De l’intérêt de l’escale à Rouen
Logi Ports Shuttle est aussi l’opérateur choisi par Mærsk pour accompagner le développement de sa nouvelle ligne sur la Seine et l’Oise. Mais avec une escale à Rouen, qui ne nécessite aucun détour alors que Gennevilliers rajoute du temps de navigation, comme l’explique l’armement danois : « L’escale sur Rouen présente l’intérêt de se situer sur l’axe Le Havre-Longueil-Sainte-Marie ; une escale à Gennevilliers nécessite en plus du temps de manutention, une durée de navigation qui ne permet pas au bateau d’optimiser sa rotation via le terminal multimodal du Havre. La moindre massification sur la Seine peut paraître préjudiciable. Cependant en phase de démarrage d’activité, cette unité de 99 EVP permet de ne pas avoir à supporter un taux de fret trop important. Il est aussi envisagé de faire évoluer la taille de l’automoteur ou le nombre de rotations pour accompagner le développement commercial ».
Mærsk compte aussi développer l’escale de Rouen : « Ce hub est bel et bien une plateforme multimodale destinée à approvisionner tout le Grand Paris dans laquelle nous avons souhaité investir. Rendu ou au départ de Rouen, plusieurs clients nous encouragent dans cette démarche en basculant tout ou partie de leur flux à la barge. Le terminal de Rouen présente plusieurs avantages : priorisation des escales de barge conteneurs, cadences de manutention soutenues, pas de minimums exigés par barge, VAQ automatisées pour une grande fluidité du temps de passage des conteneurs sur le terminal, passage des camions en moins de 10 minutes pour fluidifier les transports pré/post acheminements, suivi informatique et système de reporting conformes aux exigences, franchise de stationnement élargie pour l’accueil des flux massifiés imports ».
D’autres projets fluviaux et ferroviaires en 2020
La création de la liaison fluviale avec Longueil-Sainte-Marie s’inscrit aussi dans une réorientation stratégique des activités terrestres de Mærsk, qui souhaite renforcer sa capacité en matière de logistique et de services.
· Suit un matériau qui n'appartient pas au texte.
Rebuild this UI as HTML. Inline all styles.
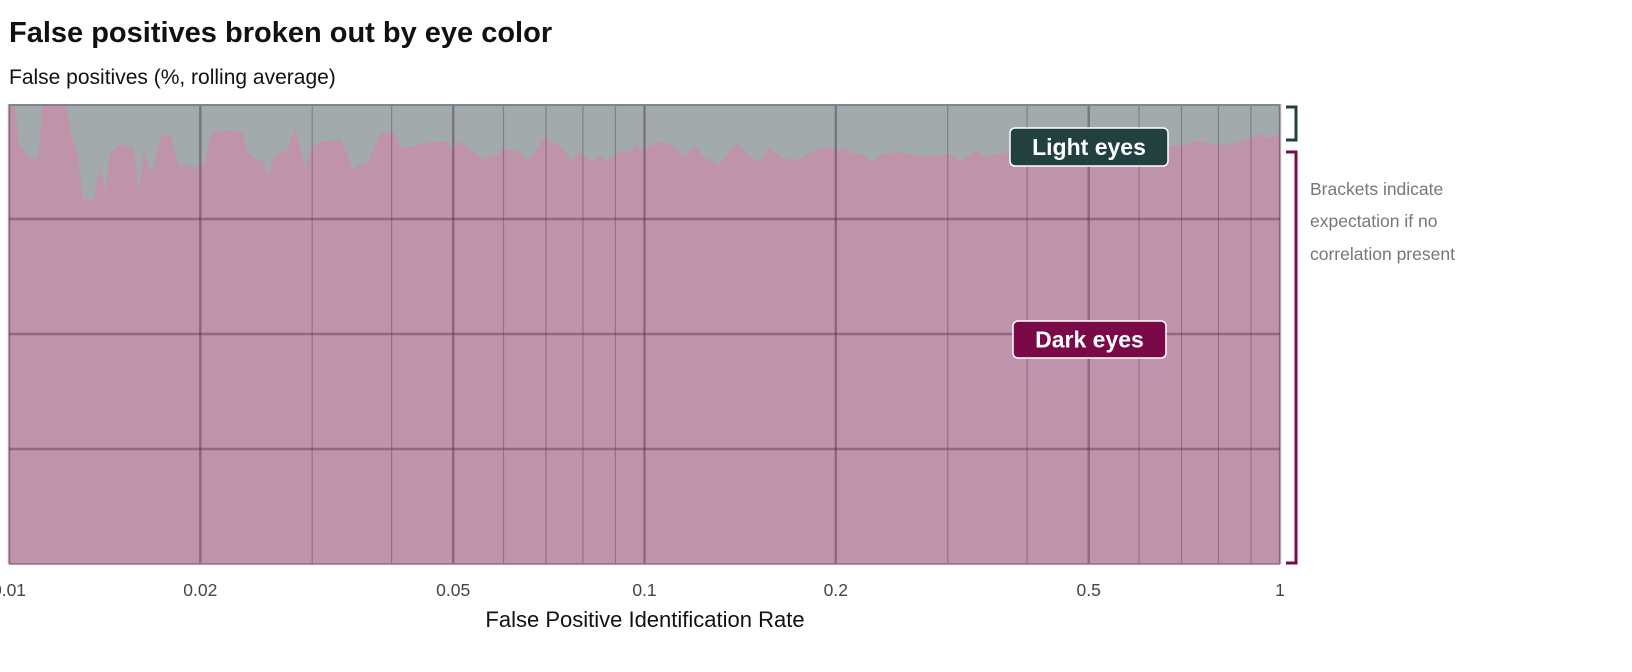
<!DOCTYPE html>
<html><head><meta charset="utf-8"><style>
body{margin:0;background:#fff;font-family:"Liberation Sans",sans-serif;}
svg{display:block}
</style></head><body>
<svg id="chart" width="1632" height="672" xmlns="http://www.w3.org/2000/svg">
<text x="9" y="42" font-size="29" font-weight="bold" fill="#111">False positives broken out by eye color</text>
<text x="9" y="84" font-size="21" fill="#111">False positives (%, rolling average)</text>
<g id="plot"></g>
<text x="645" y="627" font-size="22" text-anchor="middle" fill="#111">False Positive Identification Rate</text>
<text font-size="17.5" fill="#777"><tspan x="1310" y="195">Brackets indicate</tspan><tspan x="1310" y="227">expectation if no</tspan><tspan x="1310" y="260">correlation present</tspan></text>
</svg>
<script>
const fpir = [0.01,0.0102,0.0104,0.0105,0.0107,0.0109,0.0111,0.0113,0.0123,0.0126,0.0128,0.0131,0.0136,0.0139,0.0142,0.0144,0.0150,0.0152,0.0157,0.0160,0.0163,0.0167,0.0169,0.0173,0.0180,0.0185,0.0189,0.0195,0.0203,0.0208,0.0216,0.0224,0.0233,0.0238,0.0247,0.0252,0.0256,0.0263,0.0274,0.0282,0.0292,0.0299,0.0314,0.0324,0.0333,0.0348,0.0354,0.0367,0.0384,0.0403,0.0415,0.0430,0.0461,0.0489,0.0500,0.0511,0.0526,0.0547,0.0561,0.0573,0.0584,0.0597,0.0637,0.0651,0.0668,0.0697,0.0740,0.0771,0.0788,0.0830,0.0851,0.0869,0.0922,0.0948,0.0970,0.0984,0.106,0.110,0.116,0.120,0.124,0.131,0.140,0.146,0.152,0.157,0.163,0.172,0.185,0.194,0.202,0.207,0.213,0.221,0.226,0.238,0.252,0.276,0.301,0.315,0.333,0.344,0.381,0.434,0.502,0.600,0.703,0.740,0.773,0.832,0.871,0.937,0.957,0.989,1.0];
const darkPct = [100,100,90.7,90.4,88.5,88.5,87.4,100,100,91.7,89.8,79.3,79.3,86.5,81.1,89.6,91.3,90.7,90.7,81.1,90.2,85.4,86.3,93.0,93.5,86.3,87.0,86.1,87.0,93.5,94.1,94.3,93.9,89.1,87.8,87.6,84.3,89.1,89.8,95.0,86.3,90.7,92.0,92.0,92.4,85.7,87.0,87.2,93.7,93.9,90.4,90.7,91.7,92.0,90.0,92.0,90.7,89.1,87.6,89.3,88.3,90.4,89.6,87.6,89.1,92.8,90.7,87.4,89.6,87.6,88.9,87.6,90.0,89.3,91.7,89.8,92.0,91.1,88.5,91.1,88.5,86.7,91.7,88.7,87.4,90.7,88.7,87.6,89.8,90.7,89.8,90.7,89.1,89.1,87.4,89.1,89.6,88.5,89.1,87.6,90.0,88.5,89.8,88.3,89.3,90.4,91.1,92.0,91.3,91.1,92.0,93.5,92.6,93.0,94.0];
const majorTicks = [0.01,0.02,0.05,0.1,0.2,0.5,1];
const majorLabels = ["0.01","0.02","0.05","0.1","0.2","0.5","1"];
const minorTicks = [0.03,0.04,0.06,0.07,0.08,0.09,0.3,0.4,0.6,0.7,0.8,0.9];
const yGrid = [25,50,75];

const L=9,R=1280,T=104,B=564;
const NS="http://www.w3.org/2000/svg";
const xs=v=>L+(Math.log10(v)+2)/2*(R-L);
const ys=p=>B-p/100*(B-T);
const plot=document.getElementById('plot');
function mk(tag,attrs,parent){const e=document.createElementNS(NS,tag);for(const k in attrs)e.setAttribute(k,attrs[k]);(parent||plot).appendChild(e);return e;}

const bg=mk('rect',{x:L,y:T,width:R-L,height:B-T,fill:'#a3aaac'});


let d=`M${L},${B}`;
fpir.forEach((v,i)=>{d+=` L${xs(v).toFixed(1)},${ys(darkPct[i]).toFixed(1)}`;});
d+=` L${R},${B} Z`;
const area=mk('path',{d:d,fill:'#bf94ab'});



minorTicks.forEach(v=>{const l=mk('line',{x1:xs(v),x2:xs(v),y1:T,y2:B,stroke:'rgba(70,40,60,0.33)','stroke-width':1.2});

});
majorTicks.forEach(v=>{const l=mk('line',{x1:xs(v),x2:xs(v),y1:T,y2:B,stroke:'rgba(70,40,60,0.42)','stroke-width':2.4});

});
yGrid.forEach(p=>{const l=mk('line',{x1:L,x2:R,y1:ys(p),y2:ys(p),stroke:'rgba(90,40,70,0.42)','stroke-width':2.4});

});
const topBorder=mk('line',{x1:L,x2:R,y1:T+1,y2:T+1,stroke:'#7e8689','stroke-width':2});


const botBorder=mk('line',{x1:L,x2:R,y1:B,y2:B,stroke:'#9a6a86','stroke-width':1.5});



majorTicks.forEach((v,i)=>{const t=mk('text',{x:xs(v),y:596,'font-size':17.5,'text-anchor':'middle',fill:'#444'});t.textContent=majorLabels[i];

});

function label(x,y,w,h,fill,txt,name){
 const g=mk('g',{});
 
 
 mk('rect',{x:x,y:y,width:w,height:h,rx:5,fill:fill,stroke:'#fff','stroke-width':1.5},g);
 const t=mk('text',{x:x+w/2,y:y+h/2+8,'font-size':23,'font-weight':'bold','text-anchor':'middle',fill:'#fff'},g);t.textContent=txt;
}
label(1010,128,158,38,'#22403f','Light eyes','light-eyes-label');
label(1013,321,153,37,'#7a0a47','Dark eyes','dark-eyes-label');

const b1=mk('path',{d:'M1286,107 L1296,107 L1296,140 L1286,140',fill:'none',stroke:'#22403f','stroke-width':3});


const b2=mk('path',{d:'M1286,152 L1296,152 L1296,563 L1286,563',fill:'none',stroke:'#7a0a47','stroke-width':3});


</script>
</body></html>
L’armement annonce d’ailleurs que de nouveaux projets verront le jour au premier semestre 2020 : « La volonté de Mærsk est d’avoir ses propres lignes terrestres en fluvial et en ferroviaire, pour répondre à la demande de nos clients et futurs prospects ». Une évolution stratégique de cet armement maritime qui rappelle celle de Marfret, qui s’est lancé dans le fluvial il y a environ 10 ans et s’est diversifié à l’automne 2019 vers le ferroviaire, en mettant lui aussi Rouen en avant (voir notre article).
Dans l’immédiat, la présence de Mærsk sur l’Oise devrait permettre l’essor du terminal de Longueil-Sainte-Marie, dont le démarrage de l’activité a, pour l’instant, été plutôt complexe. Toute la difficulté du développement de la desserte fluviale de ce terminal venait du positionnement des armements maritimes, dont l’intérêt pour ce port fluvial n’était pas clairement affiché : l’avantage de la massification apportée par le fluvial était amoindri par l’impossibilité de laisser des conteneurs vides à Longueil-Sainte-Marie, et l’obligation de travailler en one way. L'arrivée de Mærsk sur les rives de l’Oise devrait contribuer à résoudre cette difficulté, les clients pouvant désormais expédier des marchandises conteneurisées depuis le port de Longueil-Sainte-Marie sans avoir à aller chercher jusqu’à Gennevilliers un conteneur vide.